Hello All,
I've inherited a postgresql database that I would like to refactor. It
was origionally designed for Postgres 7.0 on a PIII 500Mhz and some
design decisions were made that don't make sense any more. Here's the
problem:
1) The database is very large, the largest table has 40 million tuples.
2) The database needs to import 10's of thousands of tuples each night
quickly. The current method is VERY slow.
3) I can't import new records with a COPY or drop my indexes b/c some of
them are new records (INSERTS) and some are altered records (UPDATES)
and the only way I can think of to identify these records is to perform
a select for each record.
Here is how the database is currently laid out and you'll see why I have
a problem with it
1) The data is easily partitionable by client ID. In an attempt to keep
the indexes small and the inserts fast one table was made per client
ID. Thus the primary table in the database (the one with 40 million
tuples) is really 133 tables each ending with a three digit suffix.
The largest of these client tables has 8 million of the 40 million
tuples. The system started with around a half dozen clients and is now
a huge pain to manage with so many tables. I was hoping new hardware
and new postgres features would allow for this data to be merged safely
into a single table.
2) The imports are not done inside of transactions. I'm assuming the
system designers excluded this for a reason. Will I run into problems
performing tens of thousands of inserts and updates inside a single
transaction?
3) The current code that bulk loads data into the database is a loop
that looks like this:
$result = exe("INSERT INTO $table ($name_str) SELECT
$val_str WHERE NOT EXISTS (SELECT 1 FROM $table WHERE $keys)");
if ($result == 0)
{
$result = exe("UPDATE $table SET $non_keys WHERE
$keys");
}
Is there a faster way to bulk load data when it's not known ahead of
time if it's a new record or an updated record?
What I would LIKE to do but am afraid I will hit a serious performance
wall (or am missing an obvious / better way to do it)
1) Merge all 133 client tables into a single new table, add a client_id
column, do the data partitioning on the indexes not the tables as seen here:
CREATE INDEX actioninfo_order_number_XXX_idx ON actioninfo (
order_number ) WHERE client_id = XXX;
CREATE INDEX actioninfo_trans_date_XXX_idx ON actioninfo (
transaction_date ) WHERE client_id = XXX;
(Aside question: if I were to find a way to use COPY and I were
loading data on a single client_id, would dropping just the indexes for
that client_id accelerate the load?)
2) Find some way to make the bulk loads faster or more efficent (help!)
3) Wrap each load into a transaction ( tens of thousands of records per
load )
Is this a good plan? Is there a better way?

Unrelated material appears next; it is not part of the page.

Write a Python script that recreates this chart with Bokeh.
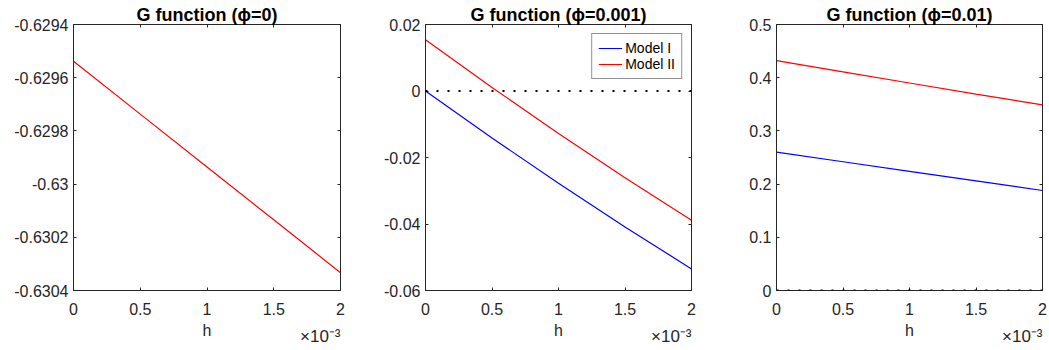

Am I walking into a trap?
Should I leave well enough alone and not try and fix something that's
not broken?
FWIW here's the hardware and the profile of the current uber table:
Column | Type | Modifiers
-------------------+---------+-----------
order_number | integer | not null
order_line_number | integer | not null
action_number | integer | not null
transaction_date | date |
code | text |
trans_group_code | text |
quantity | integer |
extension | money |
sales_tax | money |
shipping | money |
discount | money |
Dual Opteron 246, 4 disk SCSI RAID5, 4GB of RAM
# du -sh /var/lib/postgres/data/
16G /var/lib/postgres/data/
( the current database is PG 7.4 - I intend to upgrade it to 8.1 if and
when I do this refactoring )
( the current OS is Debian Unstable but I intend to be running RHEL 4.0
if and when I do this refactoring )